Save key tax records in case you're audited

Your Money

April 29, 2007|By Carolyn Bigda | Carolyn Bigda,Chicago Tribune

Tax season is officially over. But your desk or kitchen table might be buried under piles of statements and receipts.

Though it would be nice to dump the whole lot in the trash, don't be too eager. You need to hang on to some of those documents in case Uncle Sam decides to audit your return.

The chances of that dreaded event are rising, too. During the past few years, the Internal Revenue Service has stepped up enforcement efforts - and not just for the super-rich. Last year, the IRS examined some 817,000 nonbusiness returns filed by people making less than $100,000, up 53 percent from 534,000 in 2001.

That translates to less than 1 percent of taxpayers, but it's worth having your records in order just in case. Here is what you need to save and for how long, and what can be tossed:

Make room in storage.

The IRS has up to three years after a return is due to start an audit. But if you underreport your income by more than 25 percent, the deadline extends to six years. And if the IRS suspects you failed to file a return or committed fraud, it can audit you at any time.

As a result, you should keep your tax files for a minimum of six years, said Mark Luscombe, the principal federal tax analyst for CCH Inc., which provides tax information and software.

A common issue: "You may not know if you have an understatement," Luscombe said, especially if an employer has an old address and a W-2 didn't reach you.

While you want to keep any W-2s and 1099s, you can get rid of last year's pay stubs. The W-2 and 1099 should recap how much income, interest and dividends you earned, as well as how much you paid in taxes.

Print a return.

More than half of individual returns are filed electronically. If you're among them, make sure to print a copy of your return. Or back up an electronic version so that the return is not lost if your computer crashes.

Keep your receipts.

Hang onto any paper that confirms a tax deduction or credit. The list may include receipts, credit-card and bank statements, canceled checks and student loan interest statements.
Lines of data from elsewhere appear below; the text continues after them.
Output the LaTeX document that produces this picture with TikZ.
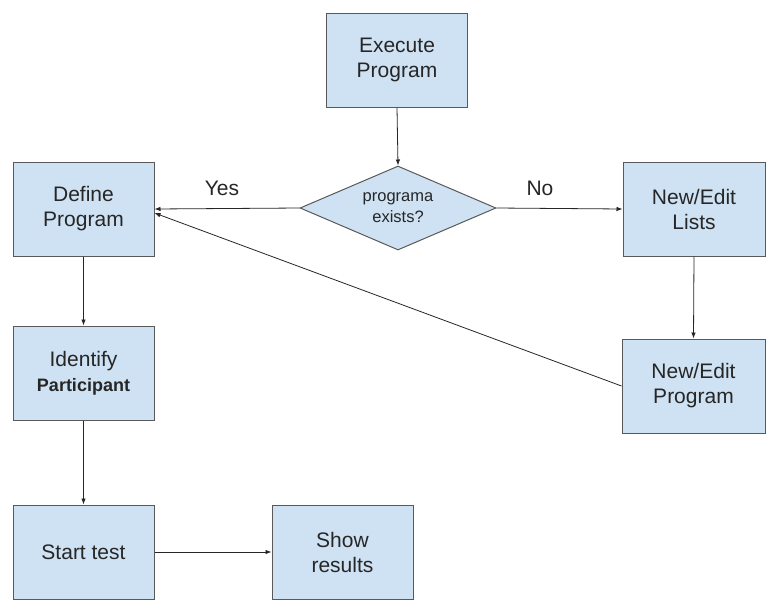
\documentclass[tikz,border=0pt]{standalone}
\usepackage{fontspec}
\setmainfont{Liberation Sans}
\usetikzlibrary{shapes.geometric,arrows.meta,calc}
\definecolor{boxfill}{HTML}{CFE2F3}
\definecolor{boxline}{HTML}{595959}
\definecolor{txt}{HTML}{262626}
\tikzset{
  x=1pt,y=-1pt,
  stepbox/.style={draw=boxline,fill=boxfill,line width=1pt,rectangle,
    minimum width=141pt,minimum height=94pt,inner sep=0pt,align=center,
    text=txt,font=\fontsize{21}{25}\selectfont},
  decision/.style={draw=boxline,fill=boxfill,line width=1pt,diamond,aspect=2.33,
    minimum width=196pt,minimum height=84pt,inner sep=0pt,align=center,
    text=txt,font=\fontsize{16.5}{21}\selectfont},
  flow/.style={draw=black!85,line width=0.8pt,-{Latex[length=6pt,width=4.5pt]}},
  lbl/.style={text=txt,font=\fontsize{21}{25}\selectfont,inner sep=0pt}
}
\begin{document}
\begin{tikzpicture}
\useasboundingbox (0,0) rectangle (766,614);
\node[stepbox] (exec) at (397,60) {Execute\\Program};
\node[decision] (dec) at (398,208) {programa\\exists?};
\node[stepbox] (define) at (83.5,209) {Define\\Program};
\node[stepbox,minimum width=142pt] (lists) at (694,209) {New/Edit\\Lists};
\node[stepbox,minimum width=143pt] (nep) at (693.5,386) {New/Edit\\Program};
\node[stepbox] (ident) at (83.5,373) {Identify\\{\fontsize{18}{20}\selectfont\bfseries Participant}};
\node[stepbox] (start) at (83.5,552) {Start test};
\node[stepbox] (show) at (342.5,552) {Show\\results};
\node[lbl] (yes) at (222,188) {Yes};
\node[lbl] (no) at (540,188) {No};
\draw[flow] (exec.south) -- (dec.north);
\draw[flow] (dec.west) -- (define.east);
\draw[flow] (dec.east) -- (lists.west);
\draw[flow] (lists.south) -- (nep.north);
\draw[flow] (nep.west) -- ($(define.east)+(0,4)$);
\draw[flow] (define.south) -- (ident.north);
\draw[flow] (ident.south) -- (start.north);
\draw[flow] (start.east) -- (show.west);
\end{tikzpicture}
\end{document}
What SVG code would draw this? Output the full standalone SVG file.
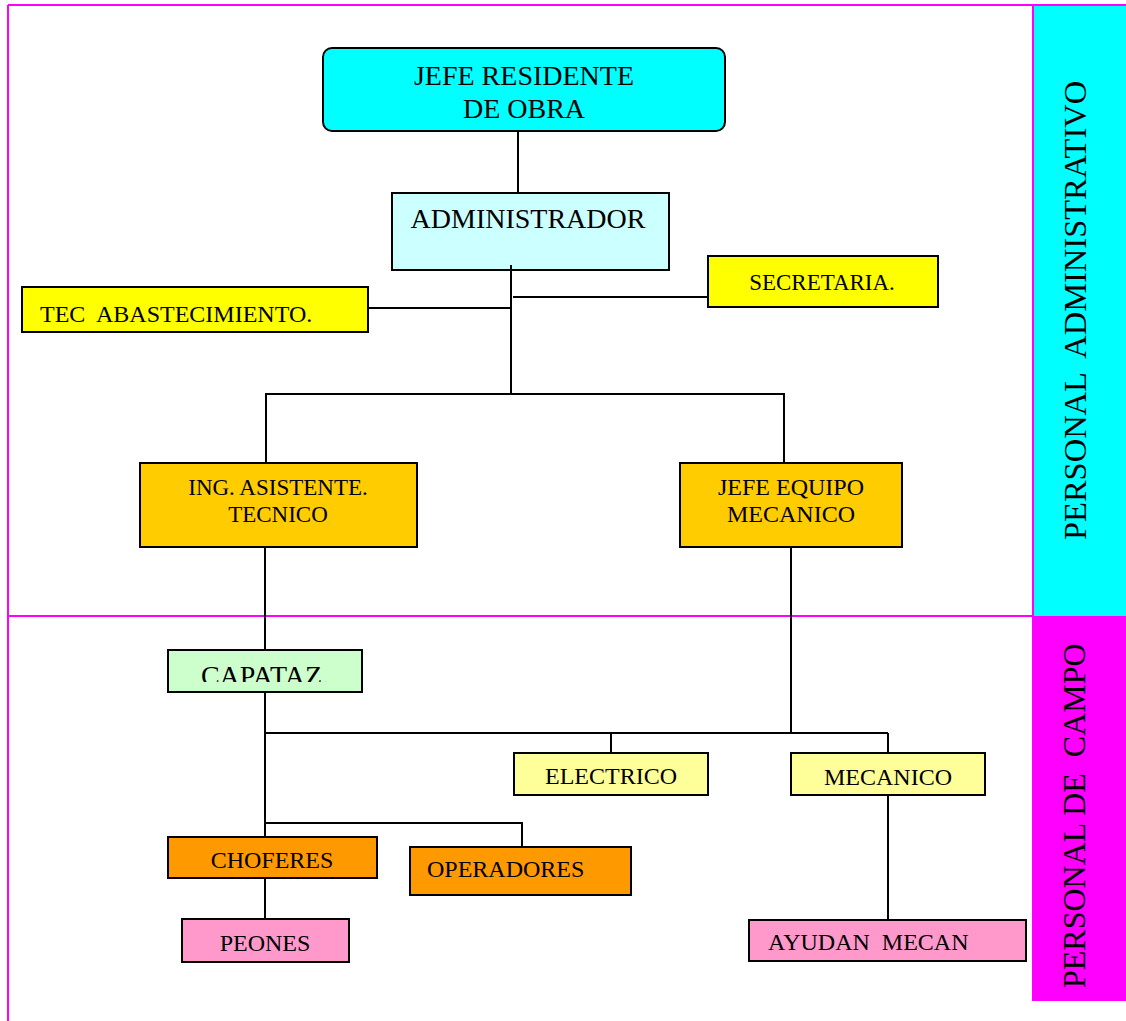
<svg xmlns="http://www.w3.org/2000/svg" width="1126" height="1021" viewBox="0 0 1126 1021">
  <style>
    text { font-family: "Liberation Serif", "Times New Roman", serif; fill: #000; }
    .box { stroke: #000; stroke-width: 2; }
    .frame { stroke: #FF00FF; stroke-width: 2; fill: none; }
    .link { stroke: #000; stroke-width: 2; fill: none; }
    .t24 { font-size: 24px; }
  </style>
  <defs>
    <clipPath id="capatazClip">
      <rect x="168" y="650" width="194" height="32"/>
    </clipPath>
  </defs>

  <rect width="1126" height="1021" fill="#FFFFFF"/>

  <!-- side bands -->
  <g id="band-admin">
    <rect x="1034" y="6" width="92" height="610" fill="#00FFFF"/>
    <text x="1086" y="540" font-size="32.5" transform="rotate(-90 1086 540)" xml:space="preserve">PERSONAL  ADMINISTRATIVO</text>
  </g>
  <g id="band-campo">
    <rect x="1033" y="616" width="93" height="385" fill="#FF00FF"/>
    <text x="1085" y="988" font-size="32" transform="rotate(-90 1085 988)" xml:space="preserve">PERSONAL DE  CAMPO</text>
  </g>

  <!-- frame lines -->
  <g id="frame">
    <line class="frame" x1="8" y1="5" x2="1126" y2="5"/>
    <line class="frame" x1="8" y1="5" x2="8" y2="1021"/>
    <line class="frame" x1="8" y1="616" x2="1033" y2="616"/>
    <line class="frame" x1="1033" y1="5" x2="1033" y2="1001"/>
  </g>

  <g id="jefe-residente">
    <rect class="box" x="323" y="48" width="402" height="83" rx="9" fill="#00FFFF"/>
    <text x="524" y="85" font-size="28" text-anchor="middle">JEFE RESIDENTE</text>
    <text x="524" y="118" font-size="28" text-anchor="middle">DE OBRA</text>
  </g>

  <g id="administrador">
    <rect class="box" x="392" y="193" width="277" height="77" fill="#CCFFFF"/>
    <text x="528" y="228" font-size="28" text-anchor="middle">ADMINISTRADOR</text>
  </g>

  <g id="secretaria">
    <rect class="box" x="708" y="256" width="230" height="51" fill="#FFFF00"/>
    <text x="822" y="290" font-size="23" text-anchor="middle">SECRETARIA.</text>
  </g>

  <g id="tec-abastecimiento">
    <rect class="box" x="22" y="287" width="346" height="45" fill="#FFFF00"/>
    <text x="40" y="322" class="t24" xml:space="preserve">TEC  ABASTECIMIENTO.</text>
  </g>

  <g id="ing-asistente">
    <rect class="box" x="140" y="463" width="277" height="84" fill="#FFCC00"/>
    <text x="278" y="495" font-size="23" text-anchor="middle">ING. ASISTENTE.</text>
    <text x="278" y="522" font-size="23" text-anchor="middle">TECNICO</text>
  </g>

  <g id="jefe-equipo">
    <rect class="box" x="680" y="463" width="222" height="84" fill="#FFCC00"/>
    <text x="791" y="495" class="t24" text-anchor="middle">JEFE EQUIPO</text>
    <text x="791" y="522" class="t24" text-anchor="middle">MECANICO</text>
  </g>

  <g id="capataz">
    <rect class="box" x="168" y="650" width="194" height="42" fill="#CCFFCC"/>
    <text x="265" y="685" font-size="28" text-anchor="middle" clip-path="url(#capatazClip)">CAPATAZ.</text>
  </g>

  <g id="electrico">
    <rect class="box" x="514" y="753" width="194" height="42" fill="#FFFF99"/>
    <text x="611" y="784" class="t24" text-anchor="middle">ELECTRICO</text>
  </g>

  <g id="mecanico">
    <rect class="box" x="791" y="753" width="194" height="42" fill="#FFFF99"/>
    <text x="888" y="785" class="t24" text-anchor="middle">MECANICO</text>
  </g>

  <g id="choferes">
    <rect class="box" x="168" y="837" width="209" height="41" fill="#FF9900"/>
    <text x="272" y="868" class="t24" text-anchor="middle">CHOFERES</text>
  </g>

  <g id="operadores">
    <rect class="box" x="410" y="847" width="221" height="48" fill="#FF9900"/>
    <text x="427" y="877" class="t24">OPERADORES</text>
  </g>

  <g id="peones">
    <rect class="box" x="182" y="919" width="167" height="43" fill="#FF99CC"/>
    <text x="265" y="951" class="t24" text-anchor="middle">PEONES</text>
  </g>

  <g id="ayudan-mecan">
    <rect class="box" x="749" y="920" width="277" height="41" fill="#FF99CC"/>
    <text x="768" y="950" class="t24" xml:space="preserve">AYUDAN  MECAN</text>
  </g>

  <!-- connectors, drawn over the box edges -->
  <g id="connectors">
    <line class="link" x1="518" y1="132" x2="518" y2="192"/>
    <line class="link" x1="511" y1="265" x2="511" y2="394"/>
    <line class="link" x1="513" y1="297" x2="707" y2="297"/>
    <line class="link" x1="369" y1="308" x2="511" y2="308"/>
    <polyline class="link" points="266,462 266,394 784,394 784,462"/>
    <line class="link" x1="265" y1="548" x2="265" y2="649"/>
    <line class="link" x1="791" y1="548" x2="791" y2="733"/>
    <line class="link" x1="265" y1="693" x2="265" y2="836"/>
    <line class="link" x1="265" y1="733" x2="888" y2="733"/>
    <line class="link" x1="611" y1="733" x2="611" y2="752"/>
    <line class="link" x1="888" y1="733" x2="888" y2="752"/>
    <polyline class="link" points="265,823 522,823 522,846"/>
    <line class="link" x1="265" y1="879" x2="265" y2="918"/>
    <line class="link" x1="888" y1="796" x2="888" y2="919"/>
  </g>
</svg>
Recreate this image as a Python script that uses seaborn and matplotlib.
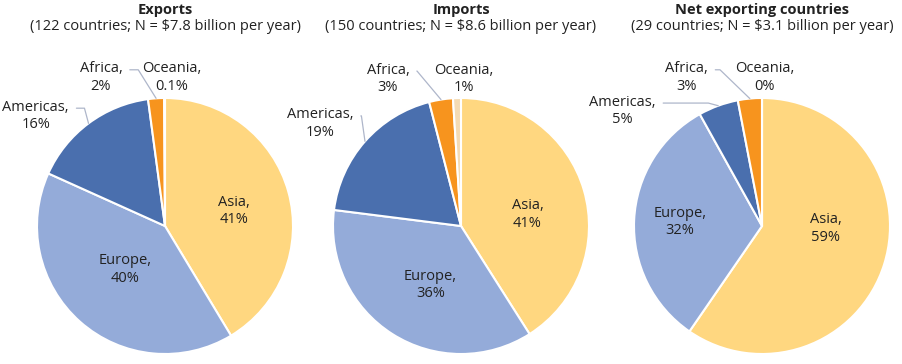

Although you can request copies of statements from your bank, you may be charged a fee to receive them. And if you can't come up with the supporting documents, you'll have to pay Uncle Sam the tax owed plus interest until you send in the check - today, 8 percent annually plus a late-payment fee of 0.5 percent per month.

As for other receipts and credit- card statements lingering in your shoebox from the year, shred them (as long as they're not needed for warranty purposes).

Save investment records.

You don't need to file away every quarterly statement from your retirement plan, such as a 401(k), 403(b) or individual retirement account. But keep the most recent version of forms that show when you make contributions, conversions or distributions for as long as you have the account (then hold them for six more years).

For investments outside of a retirement plan, you need to prove the "cost basis," or price you paid for a stock or mutual fund, so the IRS can calculate how much to tax you in capital gains. Hold onto that paperwork, including statements that detail stock splits or dividend reinvestment, for as long as you hold the asset (plus six years).

Track homeowner costs.

Similarly, you want to hang onto most homeownership documents for as long as you own the property (again, plus six years). That includes any receipts for home improvement projects.

Although many home sales are free of capital gains taxes, you do have to pay sometimes, so documenting these projects can help lower the tax bill when it comes time to sell - as long as you have the paper trail.